____ AVAILABLE DATA

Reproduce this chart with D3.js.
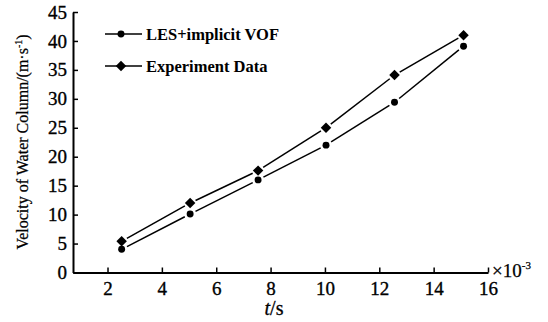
<!DOCTYPE html>
<html><head><meta charset="utf-8">
<script src="https://cdn.jsdelivr.net/npm/d3@7"></script>
<style>body{margin:0;background:#fff}svg{display:block;font-family:"Liberation Serif",serif}svg text{font-family:"Liberation Serif",serif}</style>
</head><body><svg id="c" width="548" height="322"></svg>
<script>
const tValues = [2.52, 5.04, 7.54, 10.04, 12.56, 15.1];
const lesValues = [4.0, 10.1, 16.0, 22.0, 29.4, 39.1];
const expValues = [5.4, 12.0, 17.6, 25.0, 34.1, 41.0];
const seriesNames = ["LES+implicit VOF", "Experiment Data"];
const xTicks = [2, 4, 6, 8, 10, 12, 14, 16];
const yTicks = [0, 5, 10, 15, 20, 25, 30, 35, 40, 45];

const svg = d3.select("#c");
const font = "Liberation Serif";
const x = d3.scaleLinear().domain([0.73, 16]).range([73, 488]);
const y = d3.scaleLinear().domain([0, 45]).range([272.5, 12]);

// axes
const xAxis = d3.axisBottom(x).tickValues(xTicks).tickSizeInner(-5).tickSizeOuter(0).tickPadding(9);
const gx = svg.append("g").attr("transform", `translate(0,${y(0)})`).call(xAxis);
const yAxis = d3.axisLeft(y).tickValues(yTicks).tickSizeInner(-5).tickSizeOuter(0).tickPadding(6);
const gy = svg.append("g").attr("transform", `translate(${x(0.73)},0)`).call(yAxis);
[gx, gy].forEach(g => {
  g.attr("font-family", font);
  g.select(".domain").attr("stroke", "#000").attr("stroke-width", 2);
  g.selectAll(".tick line").attr("stroke", "#000").attr("stroke-width", 1.5);
  g.selectAll(".tick text").attr("fill", "#000").attr("font-family", font).attr("font-size", 19)
    .attr("stroke", "#000").attr("stroke-width", 0.35);
});

// axis titles
svg.append("text").attr("x", 492).attr("y", 277).attr("font-family", font).attr("font-size", 19)
  .attr("stroke", "#000").attr("stroke-width", 0.25)
  .html('×10<tspan dy="-8" font-size="11">-3</tspan>');
svg.append("text").attr("x", 274).attr("y", 315).attr("text-anchor", "middle")
  .attr("font-family", font).attr("font-size", 20).attr("stroke", "#000").attr("stroke-width", 0.3)
  .html('<tspan font-style="italic">t</tspan>/s');
svg.append("text").attr("transform", "translate(28,142) rotate(-90)").attr("text-anchor", "middle")
  .attr("font-family", font).attr("font-size", 16).attr("stroke", "#000").attr("stroke-width", 0.25)
  .html('Velocity of Water Column/(m·s<tspan dy="-6" font-size="10">-1</tspan><tspan dy="6">)</tspan>');

// lines with gaps near markers
function gappedSegments(vals, gap) {
  const pts = tValues.map((t, i) => [x(t), y(vals[i])]);
  const segs = [];
  for (let i = 0; i < pts.length - 1; i++) {
    const [x1, y1] = pts[i], [x2, y2] = pts[i + 1];
    const d = Math.hypot(x2 - x1, y2 - y1), ux = (x2 - x1) / d, uy = (y2 - y1) / d;
    segs.push([x1 + ux * gap, y1 + uy * gap, x2 - ux * gap, y2 - uy * gap]);
  }
  return segs;
}
const series = [
  {name: seriesNames[0], vals: lesValues, sym: d3.symbolCircle, size: 38},
  {name: seriesNames[1], vals: expValues, sym: d3.symbolDiamond2, size: 70}
];
series.forEach((s, k) => {
  const g = svg.append("g");
  g.selectAll("line").data(gappedSegments(s.vals, 6)).join("line")
    .attr("x1", d => d[0]).attr("y1", d => d[1]).attr("x2", d => d[2]).attr("y2", d => d[3])
    .attr("stroke", "#000").attr("stroke-width", 1.5);
  g.selectAll("path").data(s.vals).join("path")
    .attr("d", d3.symbol().type(s.sym).size(s.size))
    .attr("transform", (d, i) => `translate(${x(tValues[i])},${y(d)})`)
    .attr("fill", "#000");
  // legend
  const ly = k === 0 ? 34 : 66;
  const lg = svg.append("g");
  lg.append("line").attr("x1", 105).attr("x2", 142).attr("y1", ly).attr("y2", ly).attr("stroke", "#000").attr("stroke-width", 1.3);
  lg.append("path").attr("d", d3.symbol().type(s.sym).size(s.size)).attr("transform", `translate(121,${ly})`).attr("fill", "#000");
  lg.append("text").attr("x", 146).attr("y", ly + 5.5).attr("font-family", font).attr("font-size", 16.5)
    .attr("font-weight", "bold").text(s.name);
});
</script></body></html>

________

SHORT EXERCISE:
Leave out the pictures and print every line of the data exactly.

WORKED SOLUTION:
Reproduce this chart with D3.js.
<!DOCTYPE html>
<html><head><meta charset="utf-8">
<script src="https://cdn.jsdelivr.net/npm/d3@7"></script>
<style>body{margin:0;background:#fff}svg{display:block;font-family:"Liberation Serif",serif}svg text{font-family:"Liberation Serif",serif}</style>
</head><body><svg id="c" width="548" height="322"></svg>
<script>
const tValues = [2.52, 5.04, 7.54, 10.04, 12.56, 15.1];
const lesValues = [4.0, 10.1, 16.0, 22.0, 29.4, 39.1];
const expValues = [5.4, 12.0, 17.6, 25.0, 34.1, 41.0];
const seriesNames = ["LES+implicit VOF", "Experiment Data"];
const xTicks = [2, 4, 6, 8, 10, 12, 14, 16];
const yTicks = [0, 5, 10, 15, 20, 25, 30, 35, 40, 45];

const svg = d3.select("#c");
const font = "Liberation Serif";
const x = d3.scaleLinear().domain([0.73, 16]).range([73, 488]);
const y = d3.scaleLinear().domain([0, 45]).range([272.5, 12]);

// axes
const xAxis = d3.axisBottom(x).tickValues(xTicks).tickSizeInner(-5).tickSizeOuter(0).tickPadding(9);
const gx = svg.append("g").attr("transform", `translate(0,${y(0)})`).call(xAxis);
const yAxis = d3.axisLeft(y).tickValues(yTicks).tickSizeInner(-5).tickSizeOuter(0).tickPadding(6);
const gy = svg.append("g").attr("transform", `translate(${x(0.73)},0)`).call(yAxis);
[gx, gy].forEach(g => {
  g.attr("font-family", font);
  g.select(".domain").attr("stroke", "#000").attr("stroke-width", 2);
  g.selectAll(".tick line").attr("stroke", "#000").attr("stroke-width", 1.5);
  g.selectAll(".tick text").attr("fill", "#000").attr("font-family", font).attr("font-size", 19)
    .attr("stroke", "#000").attr("stroke-width", 0.35);
});

// axis titles
svg.append("text").attr("x", 492).attr("y", 277).attr("font-family", font).attr("font-size", 19)
  .attr("stroke", "#000").attr("stroke-width", 0.25)
  .html('×10<tspan dy="-8" font-size="11">-3</tspan>');
svg.append("text").attr("x", 274).attr("y", 315).attr("text-anchor", "middle")
  .attr("font-family", font).attr("font-size", 20).attr("stroke", "#000").attr("stroke-width", 0.3)
  .html('<tspan font-style="italic">t</tspan>/s');
svg.append("text").attr("transform", "translate(28,142) rotate(-90)").attr("text-anchor", "middle")
  .attr("font-family", font).attr("font-size", 16).attr("stroke", "#000").attr("stroke-width", 0.25)
  .html('Velocity of Water Column/(m·s<tspan dy="-6" font-size="10">-1</tspan><tspan dy="6">)</tspan>');

// lines with gaps near markers
function gappedSegments(vals, gap) {
  const pts = tValues.map((t, i) => [x(t), y(vals[i])]);
  const segs = [];
  for (let i = 0; i < pts.length - 1; i++) {
    const [x1, y1] = pts[i], [x2, y2] = pts[i + 1];
    const d = Math.hypot(x2 - x1, y2 - y1), ux = (x2 - x1) / d, uy = (y2 - y1) / d;
    segs.push([x1 + ux * gap, y1 + uy * gap, x2 - ux * gap, y2 - uy * gap]);
  }
  return segs;
}
const series = [
  {name: seriesNames[0], vals: lesValues, sym: d3.symbolCircle, size: 38},
  {name: seriesNames[1], vals: expValues, sym: d3.symbolDiamond2, size: 70}
];
series.forEach((s, k) => {
  const g = svg.append("g");
  g.selectAll("line").data(gappedSegments(s.vals, 6)).join("line")
    .attr("x1", d => d[0]).attr("y1", d => d[1]).attr("x2", d => d[2]).attr("y2", d => d[3])
    .attr("stroke", "#000").attr("stroke-width", 1.5);
  g.selectAll("path").data(s.vals).join("path")
    .attr("d", d3.symbol().type(s.sym).size(s.size))
    .attr("transform", (d, i) => `translate(${x(tValues[i])},${y(d)})`)
    .attr("fill", "#000");
  // legend
  const ly = k === 0 ? 34 : 66;
  const lg = svg.append("g");
  lg.append("line").attr("x1", 105).attr("x2", 142).attr("y1", ly).attr("y2", ly).attr("stroke", "#000").attr("stroke-width", 1.3);
  lg.append("path").attr("d", d3.symbol().type(s.sym).size(s.size)).attr("transform", `translate(121,${ly})`).attr("fill", "#000");
  lg.append("text").attr("x", 146).attr("y", ly + 5.5).attr("font-family", font).attr("font-size", 16.5)
    .attr("font-weight", "bold").text(s.name);
});
</script></body></html>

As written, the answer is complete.